RECORD EXTRACTS ::
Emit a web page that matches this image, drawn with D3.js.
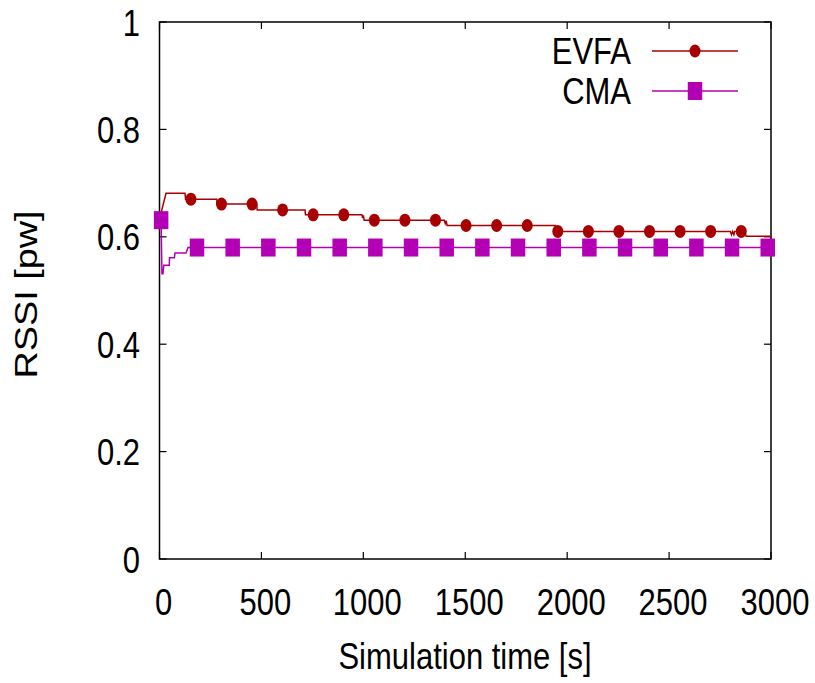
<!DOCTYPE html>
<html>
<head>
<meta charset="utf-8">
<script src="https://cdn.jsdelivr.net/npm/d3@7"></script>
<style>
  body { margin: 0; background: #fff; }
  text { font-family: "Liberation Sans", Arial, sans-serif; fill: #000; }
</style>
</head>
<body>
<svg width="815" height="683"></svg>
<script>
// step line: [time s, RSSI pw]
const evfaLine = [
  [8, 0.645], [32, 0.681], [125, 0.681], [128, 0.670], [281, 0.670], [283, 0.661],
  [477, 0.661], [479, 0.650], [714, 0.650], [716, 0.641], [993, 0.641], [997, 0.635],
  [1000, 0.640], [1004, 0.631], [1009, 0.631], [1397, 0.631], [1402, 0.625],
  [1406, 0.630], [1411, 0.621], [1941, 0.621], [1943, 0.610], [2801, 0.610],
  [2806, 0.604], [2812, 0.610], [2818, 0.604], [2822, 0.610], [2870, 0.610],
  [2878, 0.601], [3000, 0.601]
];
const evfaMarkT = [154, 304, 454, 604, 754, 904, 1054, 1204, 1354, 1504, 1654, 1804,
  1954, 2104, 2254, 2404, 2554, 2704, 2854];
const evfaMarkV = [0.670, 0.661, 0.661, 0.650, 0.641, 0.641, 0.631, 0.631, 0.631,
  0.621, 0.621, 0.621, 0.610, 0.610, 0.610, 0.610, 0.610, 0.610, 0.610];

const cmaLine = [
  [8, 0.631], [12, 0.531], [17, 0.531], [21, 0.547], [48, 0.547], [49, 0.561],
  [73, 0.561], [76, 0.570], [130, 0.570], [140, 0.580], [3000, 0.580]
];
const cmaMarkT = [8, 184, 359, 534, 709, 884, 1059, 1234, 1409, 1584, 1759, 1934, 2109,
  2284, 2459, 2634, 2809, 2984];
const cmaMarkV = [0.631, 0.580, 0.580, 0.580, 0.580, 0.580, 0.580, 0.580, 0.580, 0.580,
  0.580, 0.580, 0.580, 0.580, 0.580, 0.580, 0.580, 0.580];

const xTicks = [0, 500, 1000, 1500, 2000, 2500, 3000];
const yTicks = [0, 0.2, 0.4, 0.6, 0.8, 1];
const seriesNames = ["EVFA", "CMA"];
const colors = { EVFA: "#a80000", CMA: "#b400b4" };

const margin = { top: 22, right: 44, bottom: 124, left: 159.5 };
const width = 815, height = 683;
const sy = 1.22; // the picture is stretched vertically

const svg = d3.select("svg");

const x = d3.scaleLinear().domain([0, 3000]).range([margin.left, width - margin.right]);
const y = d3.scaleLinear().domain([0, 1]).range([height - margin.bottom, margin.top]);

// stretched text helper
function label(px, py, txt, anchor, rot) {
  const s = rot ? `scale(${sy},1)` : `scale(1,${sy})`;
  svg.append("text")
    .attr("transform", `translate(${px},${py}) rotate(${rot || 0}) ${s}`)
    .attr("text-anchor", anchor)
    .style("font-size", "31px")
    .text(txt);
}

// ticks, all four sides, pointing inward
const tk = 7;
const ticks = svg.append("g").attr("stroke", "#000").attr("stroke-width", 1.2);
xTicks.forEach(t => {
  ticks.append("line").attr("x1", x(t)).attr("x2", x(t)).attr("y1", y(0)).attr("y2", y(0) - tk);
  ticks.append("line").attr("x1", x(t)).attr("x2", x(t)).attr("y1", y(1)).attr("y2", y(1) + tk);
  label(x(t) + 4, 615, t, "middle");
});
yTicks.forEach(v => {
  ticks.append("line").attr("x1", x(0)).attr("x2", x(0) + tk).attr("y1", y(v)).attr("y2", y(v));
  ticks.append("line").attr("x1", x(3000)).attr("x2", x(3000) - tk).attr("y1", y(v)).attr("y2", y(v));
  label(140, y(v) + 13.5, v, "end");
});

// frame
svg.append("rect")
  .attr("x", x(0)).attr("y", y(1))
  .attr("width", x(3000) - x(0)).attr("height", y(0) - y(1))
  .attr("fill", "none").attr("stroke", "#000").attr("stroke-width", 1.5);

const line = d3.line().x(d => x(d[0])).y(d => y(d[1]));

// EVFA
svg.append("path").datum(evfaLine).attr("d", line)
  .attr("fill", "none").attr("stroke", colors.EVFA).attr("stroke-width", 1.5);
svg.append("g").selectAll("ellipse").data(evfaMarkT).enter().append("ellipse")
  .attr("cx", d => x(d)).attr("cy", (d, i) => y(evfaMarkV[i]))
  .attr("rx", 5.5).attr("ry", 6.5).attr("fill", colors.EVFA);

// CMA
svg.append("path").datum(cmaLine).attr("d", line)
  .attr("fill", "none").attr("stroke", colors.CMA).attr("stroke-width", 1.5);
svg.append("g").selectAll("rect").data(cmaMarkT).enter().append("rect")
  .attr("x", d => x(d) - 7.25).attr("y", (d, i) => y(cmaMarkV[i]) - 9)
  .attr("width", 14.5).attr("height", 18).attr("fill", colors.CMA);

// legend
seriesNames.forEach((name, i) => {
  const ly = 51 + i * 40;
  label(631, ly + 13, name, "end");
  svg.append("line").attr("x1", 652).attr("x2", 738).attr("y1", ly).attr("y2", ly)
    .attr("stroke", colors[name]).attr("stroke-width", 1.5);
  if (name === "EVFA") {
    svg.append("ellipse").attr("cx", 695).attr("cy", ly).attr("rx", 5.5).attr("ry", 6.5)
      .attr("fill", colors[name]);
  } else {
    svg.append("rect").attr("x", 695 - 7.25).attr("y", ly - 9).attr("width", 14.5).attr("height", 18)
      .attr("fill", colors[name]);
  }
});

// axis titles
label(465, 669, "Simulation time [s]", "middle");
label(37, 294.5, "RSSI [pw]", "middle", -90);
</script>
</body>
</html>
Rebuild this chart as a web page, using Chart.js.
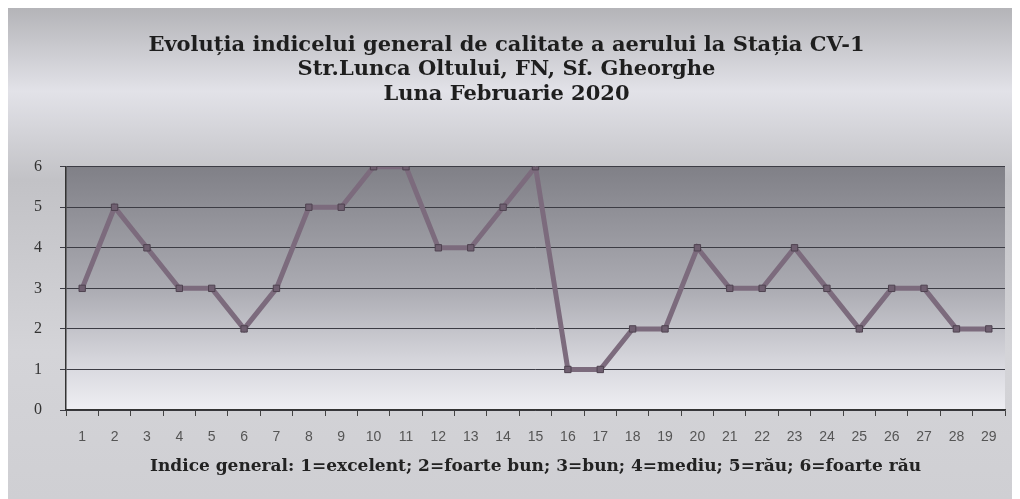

WRITTEN PROBLEM :: Output every entry word for word, but omit the pictures.

REPLY ::
Emit a web page that matches this image, drawn with D3.js.
<!DOCTYPE html>
<html>
<head>
<meta charset="utf-8">
<script src="https://cdn.jsdelivr.net/npm/d3@7"></script>
<style>
  body { margin: 0; background: #fff; }
  text { font-family: "Liberation Sans", Arial, sans-serif; fill: #000; }
</style>
</head>
<body>
<svg width="815" height="683"></svg>
<script>
// step line: [time s, RSSI pw]
const evfaLine = [
  [8, 0.645], [32, 0.681], [125, 0.681], [128, 0.670], [281, 0.670], [283, 0.661],
  [477, 0.661], [479, 0.650], [714, 0.650], [716, 0.641], [993, 0.641], [997, 0.635],
  [1000, 0.640], [1004, 0.631], [1009, 0.631], [1397, 0.631], [1402, 0.625],
  [1406, 0.630], [1411, 0.621], [1941, 0.621], [1943, 0.610], [2801, 0.610],
  [2806, 0.604], [2812, 0.610], [2818, 0.604], [2822, 0.610], [2870, 0.610],
  [2878, 0.601], [3000, 0.601]
];
const evfaMarkT = [154, 304, 454, 604, 754, 904, 1054, 1204, 1354, 1504, 1654, 1804,
  1954, 2104, 2254, 2404, 2554, 2704, 2854];
const evfaMarkV = [0.670, 0.661, 0.661, 0.650, 0.641, 0.641, 0.631, 0.631, 0.631,
  0.621, 0.621, 0.621, 0.610, 0.610, 0.610, 0.610, 0.610, 0.610, 0.610];

const cmaLine = [
  [8, 0.631], [12, 0.531], [17, 0.531], [21, 0.547], [48, 0.547], [49, 0.561],
  [73, 0.561], [76, 0.570], [130, 0.570], [140, 0.580], [3000, 0.580]
];
const cmaMarkT = [8, 184, 359, 534, 709, 884, 1059, 1234, 1409, 1584, 1759, 1934, 2109,
  2284, 2459, 2634, 2809, 2984];
const cmaMarkV = [0.631, 0.580, 0.580, 0.580, 0.580, 0.580, 0.580, 0.580, 0.580, 0.580,
  0.580, 0.580, 0.580, 0.580, 0.580, 0.580, 0.580, 0.580];

const xTicks = [0, 500, 1000, 1500, 2000, 2500, 3000];
const yTicks = [0, 0.2, 0.4, 0.6, 0.8, 1];
const seriesNames = ["EVFA", "CMA"];
const colors = { EVFA: "#a80000", CMA: "#b400b4" };

const margin = { top: 22, right: 44, bottom: 124, left: 159.5 };
const width = 815, height = 683;
const sy = 1.22; // the picture is stretched vertically

const svg = d3.select("svg");

const x = d3.scaleLinear().domain([0, 3000]).range([margin.left, width - margin.right]);
const y = d3.scaleLinear().domain([0, 1]).range([height - margin.bottom, margin.top]);

// stretched text helper
function label(px, py, txt, anchor, rot) {
  const s = rot ? `scale(${sy},1)` : `scale(1,${sy})`;
  svg.append("text")
    .attr("transform", `translate(${px},${py}) rotate(${rot || 0}) ${s}`)
    .attr("text-anchor", anchor)
    .style("font-size", "31px")
    .text(txt);
}

// ticks, all four sides, pointing inward
const tk = 7;
const ticks = svg.append("g").attr("stroke", "#000").attr("stroke-width", 1.2);
xTicks.forEach(t => {
  ticks.append("line").attr("x1", x(t)).attr("x2", x(t)).attr("y1", y(0)).attr("y2", y(0) - tk);
  ticks.append("line").attr("x1", x(t)).attr("x2", x(t)).attr("y1", y(1)).attr("y2", y(1) + tk);
  label(x(t) + 4, 615, t, "middle");
});
yTicks.forEach(v => {
  ticks.append("line").attr("x1", x(0)).attr("x2", x(0) + tk).attr("y1", y(v)).attr("y2", y(v));
  ticks.append("line").attr("x1", x(3000)).attr("x2", x(3000) - tk).attr("y1", y(v)).attr("y2", y(v));
  label(140, y(v) + 13.5, v, "end");
});

// frame
svg.append("rect")
  .attr("x", x(0)).attr("y", y(1))
  .attr("width", x(3000) - x(0)).attr("height", y(0) - y(1))
  .attr("fill", "none").attr("stroke", "#000").attr("stroke-width", 1.5);

const line = d3.line().x(d => x(d[0])).y(d => y(d[1]));

// EVFA
svg.append("path").datum(evfaLine).attr("d", line)
  .attr("fill", "none").attr("stroke", colors.EVFA).attr("stroke-width", 1.5);
svg.append("g").selectAll("ellipse").data(evfaMarkT).enter().append("ellipse")
  .attr("cx", d => x(d)).attr("cy", (d, i) => y(evfaMarkV[i]))
  .attr("rx", 5.5).attr("ry", 6.5).attr("fill", colors.EVFA);

// CMA
svg.append("path").datum(cmaLine).attr("d", line)
  .attr("fill", "none").attr("stroke", colors.CMA).attr("stroke-width", 1.5);
svg.append("g").selectAll("rect").data(cmaMarkT).enter().append("rect")
  .attr("x", d => x(d) - 7.25).attr("y", (d, i) => y(cmaMarkV[i]) - 9)
  .attr("width", 14.5).attr("height", 18).attr("fill", colors.CMA);

// legend
seriesNames.forEach((name, i) => {
  const ly = 51 + i * 40;
  label(631, ly + 13, name, "end");
  svg.append("line").attr("x1", 652).attr("x2", 738).attr("y1", ly).attr("y2", ly)
    .attr("stroke", colors[name]).attr("stroke-width", 1.5);
  if (name === "EVFA") {
    svg.append("ellipse").attr("cx", 695).attr("cy", ly).attr("rx", 5.5).attr("ry", 6.5)
      .attr("fill", colors[name]);
  } else {
    svg.append("rect").attr("x", 695 - 7.25).attr("y", ly - 9).attr("width", 14.5).attr("height", 18)
      .attr("fill", colors[name]);
  }
});

// axis titles
label(465, 669, "Simulation time [s]", "middle");
label(37, 294.5, "RSSI [pw]", "middle", -90);
</script>
</body>
</html>
Rebuild this chart as a web page, using Chart.js.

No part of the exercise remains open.